Who, for instance, is multiculturalism supposed to benefit? Immigrants to this country, perhaps (although I’d argue not); but, if so, why should their interests trump those of the existing population? Why should those who benefit least from our bloated state contribute most towards it? Are the needs of those it exists to serve really so dire that it justifies the deprivations forced on everyone else? Is their plight actually prolonged and exacerbated by the institutions created to alleviate it? Who made it scandalous to ask such questions? How did political correctness come to dominate our codes of thought and speech?

One thing’s for sure, none of this happened by popular consent. No government put to the vote the levels of public spending, micro-regulation and cultural vandalism we live with today. We are where we are because politicians and opinion-formers fostered a culture forged in the aftermath of the Cold War, when our guard was down, and our freedom and prosperity became taken for granted.

Culture and government enjoy a dialectical relationship. The culture won’t change as long as the government endorses it, and the government won’t change unless the culture demands it. The institutions that oversee both are controlled by a progressive elite consumed by utopian visions and its own self-importance. Unless the electorate opts for radical change, we will be stuck with them forever.

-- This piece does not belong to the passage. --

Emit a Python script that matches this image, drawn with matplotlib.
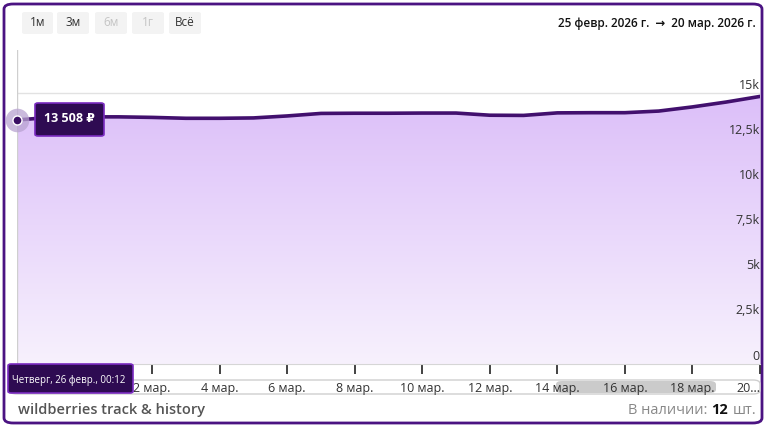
import numpy as np
import matplotlib
matplotlib.use("Agg")
import matplotlib.pyplot as plt
from matplotlib.patches import FancyBboxPatch
from matplotlib.colors import LinearSegmentedColormap

plt.rcParams["font.family"] = ["Open Sans", "DejaVu Sans"]

# daily prices, 26 Feb .. 20 Mar 2026
day_index = list(range(23))
prices = [13508, 13650, 13680, 13680, 13650, 13600, 13600, 13620, 13730, 13870,
          13880, 13880, 13890, 13890, 13770, 13760, 13900, 13910, 13910, 14000,
          14230, 14500, 14810]
tick_days = [4, 6, 8, 10, 12, 14, 16, 18, 20, 22]
tick_labels = ["2 мар.", "4 мар.", "6 мар.", "8 мар.", "10 мар.", "12 мар.",
               "14 мар.", "16 мар.", "18 мар.", "20..."]
y_ticks = [0, 2500, 5000, 7500, 10000, 12500, 15000]
y_labels = ["0", "2,5k", "5k", "7,5k", "10k", "12,5k", "15k"]
buttons = ["1м", "3м", "6м", "1г", "Всё"]
buttons_active = [True, True, False, False, True]

W, H = 766, 426
fig = plt.figure(figsize=(W / 100, H / 100), dpi=100)


def fx(x):
    return x / W


def fy(y):
    return 1 - y / H


# outer frame
fig.patches.append(FancyBboxPatch((fx(4), fy(423)), fx(758), 419 / H,
                                  boxstyle="round,pad=0,rounding_size=0.012",
                                  transform=fig.transFigure, fc="white",
                                  ec="#4b1382", lw=2, zorder=-2))

ax = fig.add_axes([fx(17), fy(364), fx(760) - fx(17), (364 - 50) / H])
for s in ax.spines.values():
    s.set_visible(False)
ax.patch.set_alpha(0)

for v, lab in zip(y_ticks, y_labels):
    ax.axhline(v, color="#e2e2e2", lw=1, zorder=1)
    ax.text(22, v + 80, lab, ha="right", va="bottom",
            fontsize=9, color="#333333")
ax.set_yticks([])

# gradient fill under the line
cmap = LinearSegmentedColormap.from_list("fade", ["#f7f1fd", "#dcbff9"])
grad = np.linspace(0, 1, 256).reshape(-1, 1)
img = ax.imshow(grad, cmap=cmap, aspect="auto", origin="lower",
                extent=[0, 22, 0, max(prices)], zorder=2)
poly = ax.fill_between(day_index, prices, 0, color="none", lw=0)
img.set_clip_path(poly.get_paths()[0], transform=ax.transData)
ax.set_xlim(0, 22)
ax.set_ylim(0, 17380)
ax.plot(day_index, prices, color="#42106e", lw=2.6, zorder=4,
        solid_capstyle="round", solid_joinstyle="round")

# crosshair
ax.axvline(0, color="#cfcfcf", lw=1, zorder=3)

ax.set_xticks(tick_days)
ax.set_xticklabels(tick_labels, fontsize=9, color="#333333")
ax.get_xticklabels()[-1].set_horizontalalignment("right")
ax.tick_params(axis="x", length=7, width=1.2, color="#222222", pad=6)
ax.tick_params(axis="y", length=0)
ax.set_xticks([0, 2], minor=True)
ax.tick_params(axis="x", which="minor", length=7, width=1.2, color="#222222")
ax.spines["bottom"].set_visible(True)
ax.spines["bottom"].set_color("#d6d6d6")

# navigator band
fig.patches.append(FancyBboxPatch((fx(10), fy(394)), fx(750), 14 / H,
                                  boxstyle="round,pad=0,rounding_size=0.009",
                                  transform=fig.transFigure, fc="none",
                                  ec="#cfcfcf", lw=1, zorder=-1))
fig.patches.append(FancyBboxPatch((fx(556), fy(393)), fx(160), 12 / H,
                                  boxstyle="round,pad=0,rounding_size=0.008",
                                  transform=fig.transFigure, fc="#cbcbcb",
                                  ec="none", zorder=-1))

# point marker with halo
ax.plot([0], [prices[0]], "o", ms=17, color="#b9a3d1", alpha=0.75, mew=0,
        zorder=5, clip_on=False)
ax.plot([0], [prices[0]], "o", ms=6.5, color="#3a0f63", mec="white", mew=1,
        zorder=6, clip_on=False)

# price tooltip
fig.patches.append(FancyBboxPatch((fx(35), fy(136)), fx(69), 33 / H,
                                  boxstyle="round,pad=0,rounding_size=0.004",
                                  transform=fig.transFigure, fc="#2e0b52",
                                  ec="#7a2bc0", lw=1.2, zorder=10))
fig.text(fx(69), fy(119), "13 508 ₽", ha="center", va="center", fontsize=9,
         fontweight="bold", color="white", zorder=11)

# date tooltip
fig.patches.append(FancyBboxPatch((fx(8), fy(393)), fx(125), 29 / H,
                                  boxstyle="round,pad=0,rounding_size=0.004",
                                  transform=fig.transFigure, fc="#2e0b52",
                                  ec="#7a2bc0", lw=1.2, zorder=10))
fig.text(fx(69), fy(380), "Четверг, 26 февр., 00:12", ha="center", va="center",
         fontsize=7, color="white", zorder=11)

# range buttons
bx = [22, 57, 95, 132, 169]
bw = [31, 32, 32, 32, 32]
for x0, w, lab, on in zip(bx, bw, buttons, buttons_active):
    fig.patches.append(FancyBboxPatch((fx(x0), fy(34)), fx(w), 22 / H,
                                      boxstyle="round,pad=0,rounding_size=0.004",
                                      transform=fig.transFigure, fc="#f3f3f3",
                                      ec="none", zorder=-1))
    fig.text(fx(x0 + w / 2), fy(23), lab, ha="center", va="center", fontsize=8.5,
             color="#333333" if on else "#c4c4c4")

fig.text(fx(756), fy(23), "25 февр. 2026 г.  →  20 мар. 2026 г.", ha="right",
         va="center", fontsize=8.5, color="#111111", fontweight="semibold")

fig.text(fx(18), fy(410), "wildberries track & history", ha="left", va="center",
         fontsize=10.5, color="#555555", fontweight="semibold")
t1 = fig.text(fx(756), fy(410), "шт.", ha="right", va="center", fontsize=10.5,
              color="#888888")
fig.canvas.draw()
r = fig.canvas.get_renderer()
bb = t1.get_window_extent(r)
t2 = fig.text(bb.x0 / W - fx(4), fy(410), "12", ha="right", va="center",
              fontsize=10.5, color="#111111", fontweight="bold")
bb2 = t2.get_window_extent(r)
fig.text(bb2.x0 / W - fx(4), fy(410), "В наличии:", ha="right", va="center",
         fontsize=10.5, color="#888888")

fig.savefig("out.png", dpi=100)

Yet, there is a glimmer of hope. The vitriol poured on UKIP by mainstream politicians and their media courtiers tells us that they see Nigel Farage’s party as a threat to their little game. UKIP has won enough support to suggest that people are growing tired of a zeitgeist that encourages them to abandon their own interests, and swap their values for those of the ruling elites and their mascots. Like them or loathe them, UKIP have opened up the debate. Finally, it is being asked whether we can live our own lives on our own terms, without having to huddle around the same ghastly consensus.